Les commissions de la chambre achèvent d’élaborer les projets qui leur ont été soumis. Au milieu des discussions sur les affaires viendra un débat tout politique provoqué par la proposition de M. Duvergier de Hauranne sur la réforme électorale. La chambre a eu raison d’autoriser la lecture de cette proposition, et de permettre qu’elle fût l’objet d’un premier débat. Ceux des conservateurs qui ont voté cette autorisation n’ont pas voulu que l’opposition pût leur reprocher de se servir de la supériorité du nombre pour étouffer les discussions. Ce sentiment n’est pas moins politique qu’honorable. Sans croire qu’il y ait urgence à changer la loi électorale, on peut penser qu’il n’est pas sans utilité pour la chambre et pour le pays de connaître les griefs que des esprits sérieux croient devoir articuler contre la législation en vigueur, ainsi que les changemens qu’ils proposent en s’efforçant de les rendre pratiques et modérés. La proposition de M. Duvergier ne nous transporte pas dans la région des utopies ; elle ne bouleverse rien de fond en comble : aussi les partis extrêmes ne lui ont pas fait un très bienveillant accueil. C’est ce qui, aux yeux de plusieurs conservateurs, a donné à cette proposition le caractère d’une question mise consciencieusement à l’étude. Si, à la chambre, quelques esprits ardens veulent en faire une arme d’opposition, ils nuiront à la cause qu’ils prétendent servir. Il faut étudier le problème de bonne foi, sans tomber dans des récriminations amères et injustes, car ici personne n’est en possession de la vérité, et, dans la pratique de nos mœurs électorales, quel parti oserait se dire irréprochable ?

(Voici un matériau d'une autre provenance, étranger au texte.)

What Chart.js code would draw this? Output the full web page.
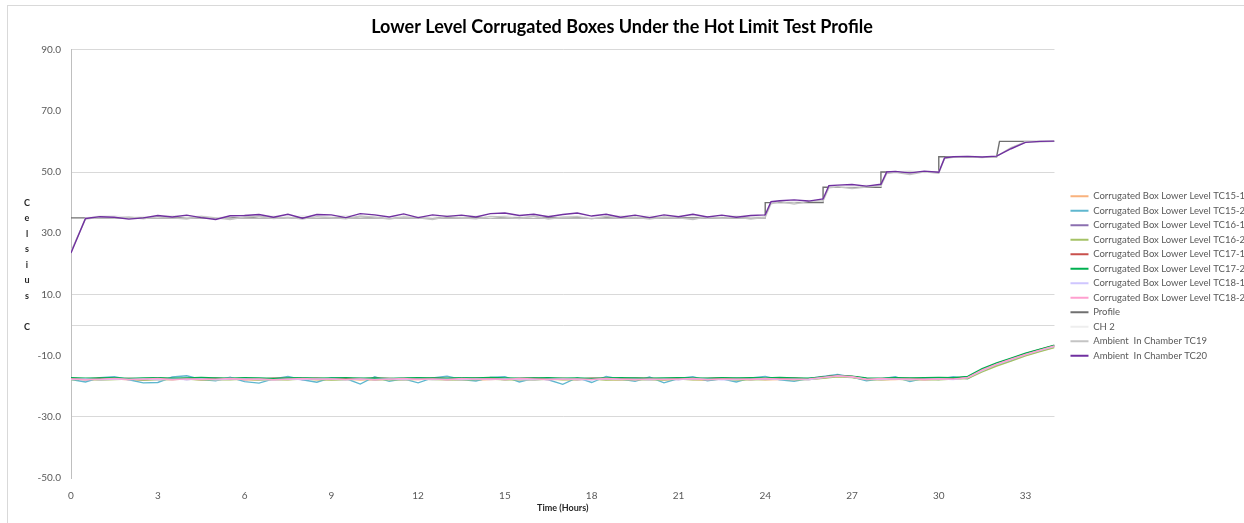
<!DOCTYPE html>
<html lang="en">
<head>
<meta charset="UTF-8">
<title>Lower Level Corrugated Boxes</title>
<script src="https://cdn.jsdelivr.net/npm/chart.js@4.4.0/dist/chart.umd.min.js"></script>
<style>
  body { margin: 0; background: #fff; }
  #wrap { position: relative; width: 1244px; height: 523px; }
  #frame { position: absolute; left: 7px; top: 5px; right: 0; bottom: 0; border-left: 1px solid #d9d9d9; border-top: 1px solid #d9d9d9; pointer-events: none; }
</style>
</head>
<body>
<div id="wrap">
  <canvas id="chart"></canvas>
  <div id="frame"></div>
</div>
<script>
// time axis (hours) for the box thermocouples
const hours = [0,0.5,1,1.5,2,2.5,3,3.5,4,4.5,
  5,5.5,6,6.5,7,7.5,8,8.5,9,9.5,
  10,10.5,11,11.5,12,12.5,13,13.5,14,14.5,
  15,15.5,16,16.5,17,17.5,18,18.5,19,19.5,
  20,20.5,21,21.5,22,22.5,23,23.5,24,24.5,
  25,25.5,26,26.5,27,27.5,28,28.5,29,29.5,
  30,30.5,31,31.5,32,32.5,33,33.5,34];

const tc15_1 = [-17.7,-17.9,-17.8,-17.6,-17.9,-18.0,-17.7,-17.8,-17.6,-17.9,
  -17.8,-17.7,-17.9,-18.0,-17.7,-17.8,-17.6,-17.9,-17.8,-17.7,
  -18.0,-17.8,-17.7,-17.9,-17.8,-17.6,-17.7,-17.9,-18.0,-17.8,
  -17.7,-17.9,-17.8,-17.6,-17.8,-17.9,-17.7,-17.8,-18.0,-17.7,
  -17.8,-17.9,-17.7,-17.8,-18.1,-17.7,-17.8,-17.6,-17.9,-17.8,
  -17.7,-17.8,-17.3,-16.8,-17.1,-17.7,-17.9,-17.8,-17.6,-17.8,
  -17.7,-17.6,-17.3,-15.0,-13.1,-11.5,-9.9,-8.5,-7.2];
const tc15_2 = [-17.8,-18.6,-17.2,-16.9,-17.9,-18.9,-18.8,-17.0,-16.6,-17.8,
  -18.2,-17.1,-18.5,-19.0,-17.6,-16.8,-17.9,-18.7,-17.2,-17.5,
  -19.3,-16.9,-18.4,-17.6,-18.9,-17.3,-16.7,-17.8,-18.3,-17.1,
  -16.9,-18.6,-17.4,-17.9,-19.4,-17.2,-18.8,-16.8,-17.7,-18.4,
  -17.0,-18.9,-17.5,-16.9,-18.2,-17.6,-18.6,-17.3,-16.8,-17.9,
  -18.4,-17.5,-16.8,-16.2,-17.0,-18.2,-17.6,-16.9,-18.5,-17.4,
  -17.8,-16.9,-17.6,-14.8,-12.9,-11.6,-9.6,-8.4,-6.9];
const tc16_1 = [-17.6,-17.8,-17.5,-17.7,-17.6,-17.9,-17.6,-17.5,-17.8,-17.6,
  -17.7,-17.5,-17.8,-17.6,-17.7,-17.5,-17.8,-17.6,-17.7,-17.6,
  -17.5,-17.8,-17.6,-17.7,-17.5,-17.6,-17.8,-17.7,-17.5,-17.6,
  -17.8,-17.6,-17.7,-17.5,-17.6,-17.8,-17.6,-17.7,-17.5,-17.7,
  -17.6,-17.7,-17.8,-17.5,-17.7,-17.6,-17.5,-17.8,-17.6,-17.7,
  -17.5,-17.7,-17.1,-16.6,-16.9,-17.6,-17.7,-17.5,-17.8,-17.6,
  -17.5,-17.4,-17.0,-14.6,-12.7,-11.1,-9.5,-8.2,-6.9];
const tc16_2 = [-17.9,-17.7,-18.0,-17.8,-17.7,-18.0,-17.9,-17.8,-17.7,-18.0,
  -17.8,-17.9,-17.7,-18.0,-17.8,-17.9,-17.7,-17.8,-18.0,-17.9,
  -17.7,-17.9,-17.8,-18.0,-17.7,-17.8,-17.9,-18.0,-17.8,-17.7,
  -17.9,-17.8,-18.0,-17.7,-17.9,-17.8,-17.7,-18.0,-17.8,-17.9,
  -17.8,-18.0,-17.7,-17.9,-17.8,-17.7,-18.0,-17.9,-17.8,-17.7,
  -17.9,-17.8,-17.4,-16.9,-17.2,-17.8,-17.9,-17.7,-18.0,-17.8,
  -17.9,-17.7,-17.5,-15.3,-13.4,-11.8,-10.1,-8.7,-7.4];
const tc17_1 = [-17.5,-17.6,-17.4,-17.7,-17.5,-17.6,-17.4,-17.6,-17.5,-17.7,
  -17.4,-17.6,-17.5,-17.7,-17.4,-17.5,-17.6,-17.4,-17.7,-17.5,
  -17.6,-17.4,-17.5,-17.7,-17.6,-17.4,-17.5,-17.6,-17.4,-17.5,
  -17.7,-17.5,-17.4,-17.6,-17.5,-17.7,-17.4,-17.5,-17.6,-17.4,
  -17.5,-17.6,-17.4,-17.7,-17.5,-17.4,-17.6,-17.5,-17.7,-17.5,
  -17.4,-17.6,-17.0,-16.5,-16.8,-17.5,-17.6,-17.4,-17.5,-17.6,
  -17.4,-17.5,-17.1,-14.5,-12.6,-11.0,-9.4,-8.0,-6.7];
const tc17_2 = [-17.2,-17.4,-17.3,-17.2,-17.5,-17.3,-17.2,-17.4,-17.3,-17.1,
  -17.3,-17.4,-17.2,-17.3,-17.5,-17.3,-17.2,-17.4,-17.3,-17.2,
  -17.4,-17.3,-17.5,-17.3,-17.2,-17.3,-17.4,-17.2,-17.3,-17.1,
  -17.3,-17.4,-17.3,-17.2,-17.4,-17.3,-17.5,-17.3,-17.2,-17.3,
  -17.4,-17.3,-17.2,-17.3,-17.4,-17.2,-17.3,-17.2,-17.3,-17.1,
  -17.3,-17.4,-17.0,-16.5,-16.7,-17.3,-17.4,-17.2,-17.3,-17.2,
  -17.1,-17.2,-16.8,-14.3,-12.4,-10.8,-9.2,-7.9,-6.6];
const tc18_1 = [-17.8,-17.6,-17.9,-17.7,-17.8,-17.6,-17.9,-17.7,-17.8,-17.6,
  -17.9,-17.7,-17.6,-17.8,-17.9,-17.7,-17.8,-17.6,-17.7,-17.9,
  -17.7,-17.8,-17.6,-17.9,-17.7,-17.8,-17.7,-17.9,-17.6,-17.8,
  -17.6,-17.8,-17.9,-17.7,-17.6,-17.8,-17.9,-17.6,-17.8,-17.7,
  -17.9,-17.7,-17.8,-17.6,-17.7,-17.9,-17.8,-17.7,-17.6,-17.8,
  -17.7,-17.9,-17.2,-16.7,-17.0,-17.7,-17.8,-17.6,-17.9,-17.7,
  -17.6,-17.8,-17.2,-14.9,-12.9,-11.3,-9.7,-8.3,-7.0];
const tc18_2 = [-17.6,-17.9,-17.7,-17.5,-17.8,-17.7,-17.5,-17.9,-17.6,-17.8,
  -17.7,-17.5,-17.8,-17.6,-17.9,-17.7,-17.5,-17.7,-17.6,-17.8,
  -17.6,-17.9,-17.7,-17.5,-17.8,-17.6,-17.9,-17.5,-17.7,-17.6,
  -17.8,-17.5,-17.6,-17.9,-17.7,-17.6,-17.8,-17.5,-17.7,-17.9,
  -17.6,-17.8,-17.7,-17.5,-17.9,-17.6,-17.7,-17.8,-17.5,-17.7,
  -17.8,-17.6,-17.1,-16.6,-16.9,-17.8,-17.5,-17.7,-17.6,-17.9,
  -17.6,-17.7,-17.2,-14.7,-12.8,-11.2,-9.6,-8.2,-6.8];

// profile set points (step changes)
const profileHours = [0,24,24,26,26,28,28,30,30,32,32.1,34];
const profileTemps = [35,35,40,40,45,45,50,50,55,55,60,60];

// chamber air readings, extra samples right after each step
const upperHours = [0,0.5,1,1.5,2,2.5,3,3.5,4,4.5,
  5,5.5,6,6.5,7,7.5,8,8.5,9,9.5,
  10,10.5,11,11.5,12,12.5,13,13.5,14,14.5,
  15,15.5,16,16.5,17,17.5,18,18.5,19,19.5,
  20,20.5,21,21.5,22,22.5,23,23.5,24,24.2,24.5,
  25,25.5,26,26.2,26.5,27,27.5,28,28.2,28.5,29,29.5,
  30,30.2,30.5,31,31.5,32,32.5,33,33.5,34];
const ch2 = [23.8,35.0,35.6,35.7,35.1,35.5,35.2,35.8,35.3,35.6,
  35.1,35.4,35.9,35.3,35.6,35.0,35.7,35.2,35.5,35.8,
  35.3,35.6,35.1,35.7,35.4,35.2,35.8,35.3,35.6,35.1,
  35.7,35.4,35.2,35.8,35.3,35.6,35.1,35.5,35.7,35.3,
  35.6,35.2,35.5,35.8,35.1,35.4,35.7,35.3,35.5,40.0,40.4,
  40.2,40.7,40.5,45.1,45.4,45.2,45.7,45.3,49.8,50.0,50.4,49.8,
  50.1,54.7,54.9,55.2,55.0,55.1,57.9,59.9,60.1,60.0];
const tc19 = [24.0,34.6,35.2,35.0,35.3,34.7,35.4,35.0,34.6,35.5,
  35.0,34.5,35.3,35.6,34.8,35.2,34.6,35.4,35.1,34.7,
  35.6,35.2,34.6,35.3,35.0,34.5,35.4,35.0,34.7,35.5,
  35.3,34.8,35.6,34.6,35.2,35.4,34.7,35.5,34.9,35.2,
  34.6,35.3,35.0,34.5,35.4,34.9,35.3,34.6,35.2,39.6,40.3,
  39.5,40.4,40.6,44.8,45.2,44.6,45.1,45.5,49.5,49.9,49.2,50.1,
  49.6,54.4,54.8,55.0,54.7,55.1,58.0,59.8,59.9,60.0];
const tc20 = [23.5,34.8,35.4,35.2,34.6,35.0,35.8,35.3,35.9,35.1,
  34.5,35.7,35.8,36.1,35.2,36.2,34.9,36.1,36.0,35.1,
  36.4,36.0,35.3,36.3,35.1,36.0,35.5,35.9,35.3,36.4,
  36.6,35.8,36.2,35.4,36.1,36.6,35.6,36.2,35.2,35.9,
  35.1,36.0,35.4,36.2,35.3,35.9,35.2,35.8,36.0,40.3,40.6,
  40.9,40.5,41.2,45.5,45.7,45.9,45.4,46.0,50.0,50.2,49.7,50.3,
  49.9,54.6,55.0,55.1,54.9,55.2,57.6,59.7,60.0,60.1];

const seriesNames = ['Corrugated Box Lower Level TC15-1','Corrugated Box Lower Level TC15-2',
  'Corrugated Box Lower Level TC16-1','Corrugated Box Lower Level TC16-2',
  'Corrugated Box Lower Level TC17-1','Corrugated Box Lower Level TC17-2',
  'Corrugated Box Lower Level TC18-1','Corrugated Box Lower Level TC18-2',
  'Profile','CH 2','Ambient  In Chamber TC19','Ambient  In Chamber TC20'];
const seriesColors = ['#f9b27d','#5fb7cf','#8b6fb0','#a5c266','#c9504c','#00b050',
  '#cfc6ff','#ff9fcf','#707070','#eeeeee','#c4c4c4','#7030a0'];

const xTickValues = [0,3,6,9,12,15,18,21,24,27,30,33];
const yTickValues = [-50,-30,-10,10,30,50,70,90];
const yGridValues = [90,50,10,0,-30];

function pts(xs, ys) {
  return xs.map((x, i) => ({x: x, y: ys[i]}));
}

const seriesData = [
  pts(hours, tc15_1), pts(hours, tc15_2), pts(hours, tc16_1), pts(hours, tc16_2),
  pts(hours, tc17_1), pts(hours, tc17_2), pts(hours, tc18_1), pts(hours, tc18_2),
  pts(profileHours, profileTemps), pts(upperHours, ch2), pts(upperHours, tc19), pts(upperHours, tc20)
];

const datasets = seriesNames.map((name, i) => ({
  label: name,
  data: seriesData[i],
  borderColor: seriesColors[i],
  backgroundColor: seriesColors[i],
  borderWidth: 1.4,
  pointRadius: 0,
  tension: 0,
  order: seriesNames.length - i
}));

// vertical stacked "Celsius C" axis title
const yLetters = ['C','e','l','s','i','u','s','','C'];
const letterTitle = {
  id: 'letterTitle',
  afterLayout(chart) {
    // legend lines start a little right of the plot edge
    chart.legend.left += 11;
    chart.legend.right += 11;
  },
  afterDraw(chart) {
    const ctx = chart.ctx;
    ctx.save();
    ctx.font = 'bold 9px Lato';
    ctx.fillStyle = '#262626';
    ctx.textAlign = 'center';
    ctx.textBaseline = 'middle';
    yLetters.forEach((ch, i) => {
      ctx.fillText(ch, 27, 203 + i * 15.5);
    });
    ctx.restore();
  }
};

new Chart(document.getElementById('chart'), {
  type: 'line',
  data: { datasets: datasets },
  plugins: [letterTitle],
  options: {
    responsive: true,
    maintainAspectRatio: false,
    animation: false,
    layout: { padding: { left: 0, right: 0, top: 0, bottom: 0 } },
    plugins: {
      title: {
        display: true,
        text: 'Lower Level Corrugated Boxes Under the Hot Limit Test Profile',
        color: '#000',
        font: { family: 'Lato', size: 18, weight: 'bold' },
        padding: { top: 16, bottom: 12 }
      },
      legend: {
        position: 'right',
        maxWidth: 191,
        title: { display: true, text: ' ', padding: { top: 28, bottom: 0 }, font: { size: 1 } },
        labels: {
          boxWidth: 18,
          boxHeight: 2,
          padding: 5,
          color: '#595959',
          font: { family: 'Lato', size: 9.5 },
          sort: (a, b) => a.datasetIndex - b.datasetIndex,
          generateLabels: (chart) => Chart.defaults.plugins.legend.labels.generateLabels(chart)
            .map(l => Object.assign(l, { lineWidth: 0 }))
        }
      },
      tooltip: { enabled: false }
    },
    scales: {
      x: {
        type: 'linear',
        min: 0,
        max: 34,
        grid: { display: false },
        border: { display: false },
        ticks: {
          stepSize: 3,
          autoSkip: false,
          padding: 4,
          color: '#595959',
          font: { family: 'Lato', size: 10 },
          callback: (v) => xTickValues.includes(v) ? String(v) : ''
        },
        title: {
          display: true,
          text: 'Time (Hours)',
          color: '#262626',
          font: { family: 'Lato', size: 9, weight: 'bold' },
          padding: { top: 0, bottom: 10 }
        },
        afterFit(scale) { scale.height = 45; }
      },
      y: {
        min: -50,
        max: 90,
        grid: {
          drawTicks: false,
          color: (ctx) => yGridValues.includes(ctx.tick.value) ? '#d9d9d9' : 'rgba(0,0,0,0)'
        },
        border: { display: true, color: '#bfbfbf' },
        ticks: {
          stepSize: 10,
          autoSkip: false,
          padding: 10,
          color: '#595959',
          font: { family: 'Lato', size: 10 },
          callback: (v) => yTickValues.includes(v) ? v.toFixed(1) : ''
        },
        afterFit(scale) { scale.width = 71; }
      }
    }
  }
});
</script>
</body>
</html>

La chambre a accueilli la nouvelle de la mort de M. Martin du Nord avec des démonstrations tout-à-fait honorables pour sa mémoire. M. Martin du Nord est un des hommes qui, depuis 1830, ont été le plus mêlés au mouvement des affaires ; tour à tour rapporteur de commissions importantes, vice-président de la chambre, procureur-général près la cour royale de Paris, deux fois ministre du commerce et des travaux publics, garde-des-sceaux, il s’était fait au sein du parlement beaucoup d’amis par son aménité et son obligeance.